Укажем еще на одну важную черту пушкинской прозы, подмеченную исследователями. Это преобладание в его произведениях глагольной стихии. По произведенным подсчетам, в “Пиковой даме” Пушкина — 40% глаголов при 44% существительных и 16% эпитетов, в то время как в “Мертвых душах” Гоголя — 50% существительных, 31% глаголов и 19% эпитетов.

Преобладание “глагольной стихии” отмечалось и при анализе пушкинских стихотворных произведений. По наблюдениям Б. В. Томашевского, среди эпитетов “Гавриилиады” преимущество имеют либо причастия, либо отглагольные прилагательные.

Таким образом, слог пушкинских произведений по сравнению с языком и стилем его непосредственных предшественников может рассматриваться как громадный шаг вперед в литературном развитии.

Какие же общие выводы могут быть сделаны из рассмотрения вопроса о значении Пушкина в истории русского литературного языка?

Пушкин навсегда стер в русском литературном языке условные границы между классическими тремя стилями. В его языке “впервые пришли в равновесие основные стихии русской речи”. Разрушив эту устарелую стилистическую систему, Пушкин создал и установил многообразие стилей в пределах единого национального литературного языка. Благодаря этому каждый пишущий на русском литературном языке получил возможность развивать и бесконечно варьировать свой индивидуально-творческий стиль, оставаясь в пределах единой литературной нормы.

Эта великая историческая заслуга Пушкина перед русским языком была правильно оценена уже его современниками.

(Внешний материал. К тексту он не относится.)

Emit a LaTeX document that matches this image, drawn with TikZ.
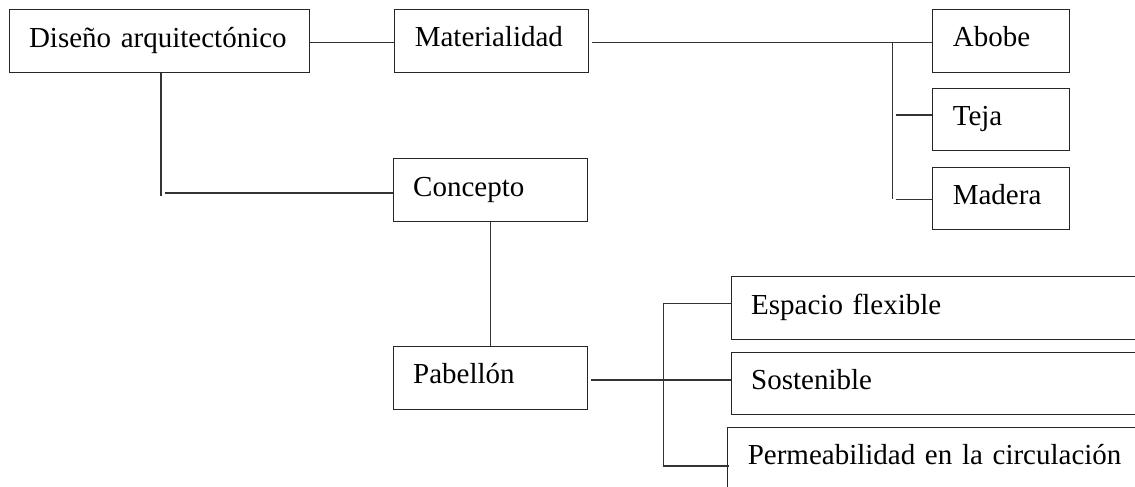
\documentclass[tikz,border=0pt]{standalone}
\usepackage{fontspec}
\setmainfont{Liberation Serif}
\begin{document}
\begin{tikzpicture}[x=1pt,y=-1pt,
  box/.style={draw=black!85, line width=1pt, anchor=north west, inner xsep=20pt, inner ysep=0pt,
    align=left, text height=20pt, text depth=8pt, font=\fontsize{29}{34}\selectfont},
  conn/.style={draw=black!80, line width=1.2pt}]
\clip (0,0) rectangle (1135,487);
\fill[white] (0,0) rectangle (1135,487);
% boxes
\node[box, text width=260.5pt, minimum height=62.5pt] (dis) at (8.5,9.5) {Diseño arquitectónico};
\node[box, text width=154pt, minimum height=62.4pt] (mat) at (394.3,9.3) {Materialidad};
\node[box, text width=154pt, minimum height=62.7pt] (con) at (392.7,158.3) {Concepto};
\node[box, text width=154pt, minimum height=63.3pt] (pab) at (392.7,345.7) {Pabellón};
\node[box, text width=97pt, minimum height=62.4pt] (abo) at (932.3,9.3) {Abobe};
\node[box, text width=97pt, minimum height=62pt] (tej) at (932.3,88.3) {Teja};
\node[box, text width=97pt, minimum height=62pt] (mad) at (932.3,167.3) {Madera};
\node[box, text width=400pt, minimum height=63pt] (esp) at (730.7,276) {Espacio flexible};
\node[box, text width=400pt, minimum height=62.3pt] (sos) at (730.7,351.7) {Sostenible};
\node[box, text width=400pt, minimum height=63pt] (per) at (727.3,426.7) {Permeabilidad en la circulación};
% connectors
\coordinate (m1) at (591.7,42.5);
\draw[conn] (dis.east |- m1) -- (mat.west |- m1);
\draw[conn] (m1) -- (m1 -| abo.west);
\coordinate (j1) at (161,196);
\draw[conn] (dis.south -| j1) -- (j1);
\coordinate (j1h) at (165,193);
\draw[conn] (j1h) -- (j1h -| con.west);
\coordinate (b1) at (892.3,42.5);
\coordinate (b2) at (892.3,199.3);
\draw[conn] (b1) -- (b2);
\coordinate (t1) at (895.7,115);
\draw[conn] (t1) -- (t1 -| tej.west);
\coordinate (t2) at (895.7,199.3);
\draw[conn] (t2) -- (t2 -| mad.west);
\draw[conn] (con.south) -- (pab.north);
\coordinate (p1) at (590.7,380);
\draw[conn] (p1) -- (p1 -| sos.west);
\coordinate (v1) at (663.3,303.3);
\coordinate (v2) at (663.3,466);
\draw[conn] (v1) -- (v2);
\draw[conn] (v1) -- (v1 -| esp.west);
\draw[conn] (v2) -- ([xshift=2pt]v2 -| per.west);
\end{tikzpicture}
\end{document}
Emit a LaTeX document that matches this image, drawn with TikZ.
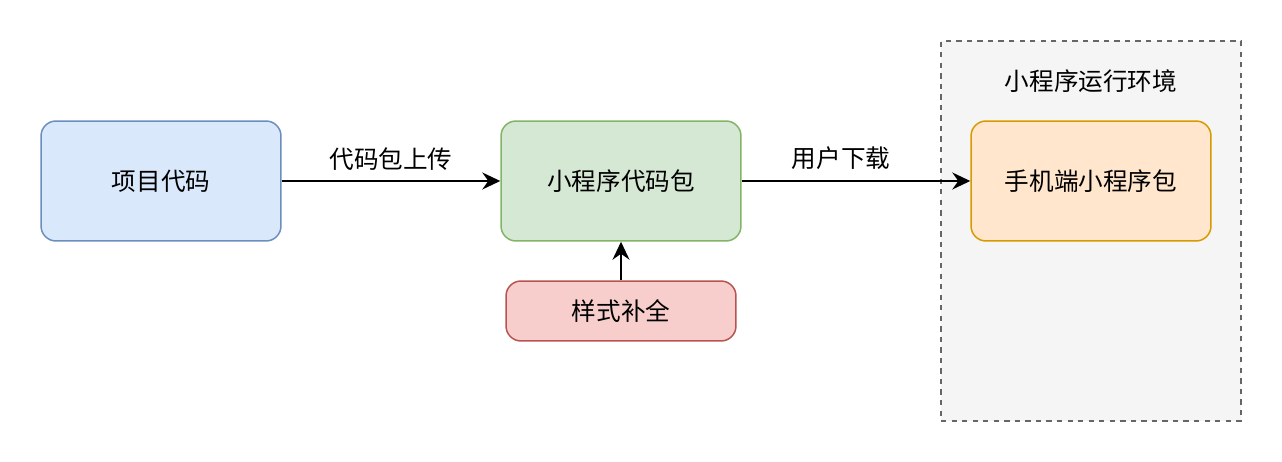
\documentclass[tikz,border=0pt]{standalone}
\usepackage{fontspec}
\setmainfont{Noto Sans CJK SC}
\usetikzlibrary{arrows.meta}
\definecolor{blueFill}{HTML}{DAE8FC}
\definecolor{blueLine}{HTML}{6C8EBF}
\definecolor{greenFill}{HTML}{D5E8D4}
\definecolor{greenLine}{HTML}{82B366}
\definecolor{redFill}{HTML}{F8CECC}
\definecolor{redLine}{HTML}{B85450}
\definecolor{orangeFill}{HTML}{FFE6CC}
\definecolor{orangeLine}{HTML}{D79B00}
\definecolor{envFill}{HTML}{F5F5F5}
\definecolor{envLine}{HTML}{666666}

\begin{document}
\begin{tikzpicture}[x=0.02cm,y=-0.02cm,
    box/.style ={rectangle, rounded corners=0.3cm, line width=0.85pt, draw,
      minimum width=4.8cm, minimum height=2.4cm, inner sep=0pt, font=\fontsize{14}{17}\selectfont},
    envbox/.style ={rectangle, dashed, line width=0.85pt, draw=envLine, fill=envFill,
      minimum width=6cm, minimum height=7.6cm, inner sep=0pt},
    link/.style ={-{Stealth[length=3.6mm,width=3.4mm,inset=1.2mm]}, line width=1.1pt},
    tag/.style ={font=\fontsize{14}{17}\selectfont, inner sep=0pt}]
   \useasboundingbox (0,0) rectangle (1282,462);
   \node[envbox] (env) at (1091,231) {};
   \node[tag] (envlabel) at (1091,81) {小程序运行环境};
   \node[box, fill=blueFill, draw=blueLine] (code) at (161,181) {项目代码};
   \node[box, fill=greenFill, draw=greenLine] (pkg) at (621,181) {小程序代码包};
   \node[box, fill=redFill, draw=redLine, minimum width=4.6cm, minimum height=1.2cm] (fix) at (621,311) {样式补全};
   \node[box, fill=orangeFill, draw=orangeLine] (phone) at (1091,181) {手机端小程序包};
   \draw[link] (code) -- node[tag, above=0.2cm] {代码包上传} (pkg);
   \draw[link] (pkg) -- node[tag, above=0.2cm, xshift=-0.3cm] {用户下载} (phone);
   \draw[link] (fix) -- (pkg);
 \end{tikzpicture}
\end{document}
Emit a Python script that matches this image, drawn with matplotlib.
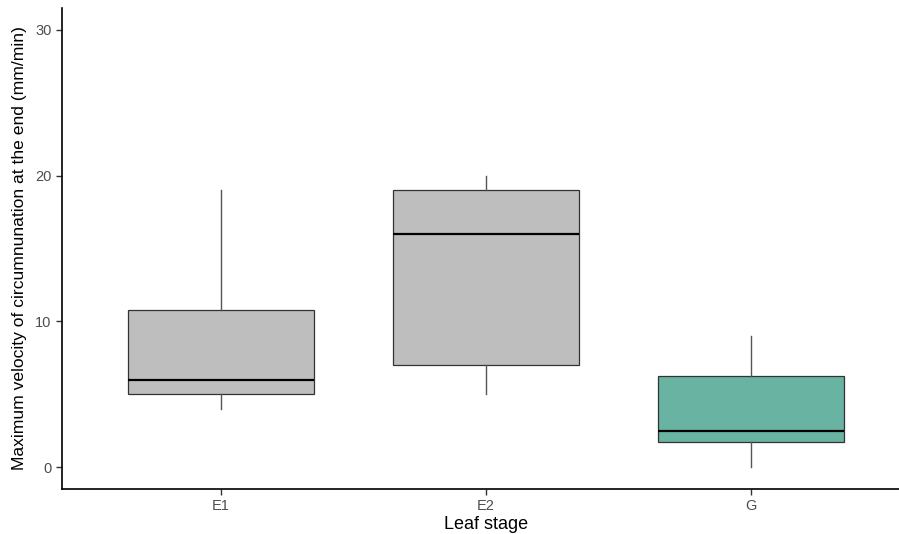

Так, при жизни великого русского поэта, в 1834 г., Н. В. Гоголь, писал: “При имени Пушкина тотчас осеняет мысль о русском национальном поэте... В нем, как будто в лексиконе, заключилось все богатство, сила и гибкость нашего языка. Он более всех, он далее раздвинул ему границы и более показал все его пространство”.

Еще яснее значение Пушкина как основоположника современного русского литературного языка было осознано писателями последующей эпохи. Так, И. С. Тургенев сказал в своей речи на открытии памятника Пушкину в 1880 г.: “...Нет сомнения, что он [Пушкин] создал наш поэтический, наш литературный язык и что нам и нашим потомкам остается только идти по пути, проложенному его гением”. Эти слова не потеряли своей силы и в наши дни, через сто лет после того, как они были сказаны: в наши дни русский литературный язык продолжает развиваться в русле пушкинских прогрессивных традиций.